Are you a bit of a geek? You might have your dad to thank for that. According to a new study, older dads have sons who may be geekier than their peers.

But how do you define geekiness? For this study, researchers from King's College in London and New York's Seaver Autism Center for Research define it as having a high IQ, an intense focus on subjects of interest and a tendency to be socially aloof.

With this definition as their guide, the researchers then tested 15,000 British twins, rating them on their level of geekiness according to their non-verbal IQ scores at age 12 as well as their own and their parents' assessments of their levels of focus and their interest in social situations.
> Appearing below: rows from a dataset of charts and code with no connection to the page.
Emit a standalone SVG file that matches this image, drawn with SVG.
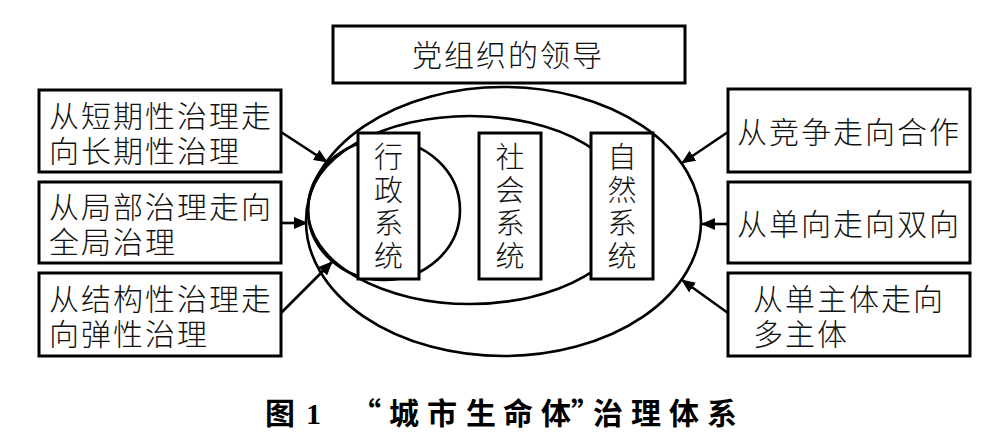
<svg xmlns="http://www.w3.org/2000/svg" width="985" height="444" viewBox="0 0 985 444">
<style>
.box{fill:#fff;stroke:#000;stroke-width:3}
.ell{fill:none;stroke:#000;stroke-width:2.6}
.t{font-family:"Liberation Sans","Noto Sans CJK SC",sans-serif;font-size:30px;letter-spacing:2px;fill:#111;font-weight:300}
.v{font-family:"Liberation Sans","Noto Sans CJK SC",sans-serif;font-size:29px;fill:#111;font-weight:300;text-anchor:middle}
.arr{stroke:#000;stroke-width:2.6;fill:none;marker-end:url(#ah)}
.cap{font-family:"Noto Sans CJK SC",sans-serif;font-size:30px;font-weight:700;fill:#000}
</style>
<defs>
<marker id="ah" markerUnits="userSpaceOnUse" markerWidth="14" markerHeight="12" refX="13" refY="6" orient="auto">
<path d="M0,0 L14,6 L0,12 z" fill="#000"/>
</marker>
</defs>
<rect width="985" height="444" fill="#fff"/>

<g id="ellipses">
<ellipse class="ell" cx="503.5" cy="221.5" rx="197.5" ry="134.5"/>
<ellipse class="ell" cx="470" cy="210" rx="162" ry="94"/>
<ellipse class="ell" cx="384" cy="210" rx="76" ry="70"/>
</g>

<g id="connectors">
<line class="arr" x1="281" y1="132" x2="327" y2="162"/>
<line class="arr" x1="281" y1="223" x2="307" y2="223"/>
<line class="arr" x1="281" y1="313" x2="332" y2="262"/>
<line class="arr" x1="728" y1="132" x2="682" y2="163"/>
<line class="arr" x1="728" y1="224" x2="702" y2="224"/>
<line class="arr" x1="728" y1="313" x2="682" y2="280"/>
</g>

<g id="top">
<rect class="box" x="333" y="26" width="352" height="57"/>
<text class="t" x="412" y="66">党组织的领导</text>
</g>

<g id="admin">
<rect class="box" x="358" y="133" width="61" height="146"/>
<text class="v"><tspan x="388.5" y="168">行</tspan><tspan x="388.5" y="201">政</tspan><tspan x="388.5" y="234">系</tspan><tspan x="388.5" y="267">统</tspan></text>
</g>
<g id="social">
<rect class="box" x="479" y="133" width="62" height="146"/>
<text class="v"><tspan x="510" y="168">社</tspan><tspan x="510" y="201">会</tspan><tspan x="510" y="234">系</tspan><tspan x="510" y="267">统</tspan></text>
</g>
<g id="nature">
<rect class="box" x="591" y="133" width="62" height="146"/>
<text class="v"><tspan x="622" y="168">自</tspan><tspan x="622" y="201">然</tspan><tspan x="622" y="234">系</tspan><tspan x="622" y="267">统</tspan></text>
</g>

<g id="l1">
<rect class="box" x="39" y="90" width="242" height="82"/>
<text class="t"><tspan x="49" y="127">从短期性治理走</tspan><tspan x="49" y="162">向长期性治理</tspan></text>
</g>
<g id="l2">
<rect class="box" x="39" y="182" width="242" height="81"/>
<text class="t"><tspan x="49" y="218">从局部治理走向</tspan><tspan x="49" y="253">全局治理</tspan></text>
</g>
<g id="l3">
<rect class="box" x="39" y="273" width="242" height="83"/>
<text class="t"><tspan x="49" y="310">从结构性治理走</tspan><tspan x="49" y="345">向弹性治理</tspan></text>
</g>

<g id="r1">
<rect class="box" x="728" y="89" width="242" height="83"/>
<text class="t" x="737" y="143">从竞争走向合作</text>
</g>
<g id="r2">
<rect class="box" x="728" y="182" width="242" height="81"/>
<text class="t" x="737" y="235">从单向走向双向</text>
</g>
<g id="r3">
<rect class="box" x="728" y="273" width="242" height="83"/>
<text class="t"><tspan x="753" y="310">从单主体走向</tspan><tspan x="753" y="345">多主体</tspan></text>
</g>

<g id="caption">
<text class="cap" x="265" y="424">图</text>
<text x="306" y="424" font-family="Liberation Serif,serif" font-weight="700" font-size="30">1</text>
<text class="cap" x="351 389 427 466 503 541 571 593 631 669 707" y="424">“城市生命体”治理体系</text>
</g>
</svg>
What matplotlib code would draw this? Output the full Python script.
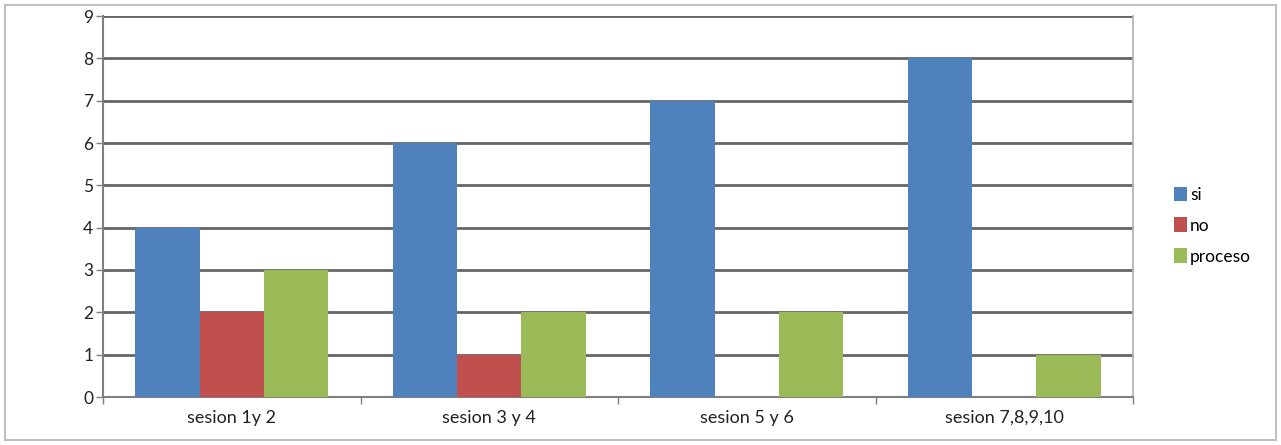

The results, published recently in the journal Translational Psychiatry, showed that children of older fathers scored higher on the "geek index" than children whose fathers were younger. Kids who were born when their dads were 25 or younger had an average score of 39.6 on the scale, but for kids whose dads were in the 35 to 44 range when they were born, the geekiness score averaged 41. It was closer to 47 for kids whose dads were 50 or over when they were born.

While the researchers noted the correlation, they have no idea what might make the children of older fathers more likely to be "geeks." It could be that men who delay parenting are themselves more intensely focused on their careers and socially aloof, thus they are simply passing these genes along to their children. It could also be that older men are more economically established and able than younger dads to offer more learning experiences for their children.

The geekiness effect was far more pronounced in boys than in girls. This is interesting because autism — a condition which has also been linked to the age of a child's father — is also more likely to occur in boys than in girls. And many of the traits the researchers defined as "geeky" could also be seen in children who are autistic.

From that perspective, this study may help give researchers a better understanding for the development of autism and the traits that, in small doses, help kids succeed in school but in larger doses hinder their performance.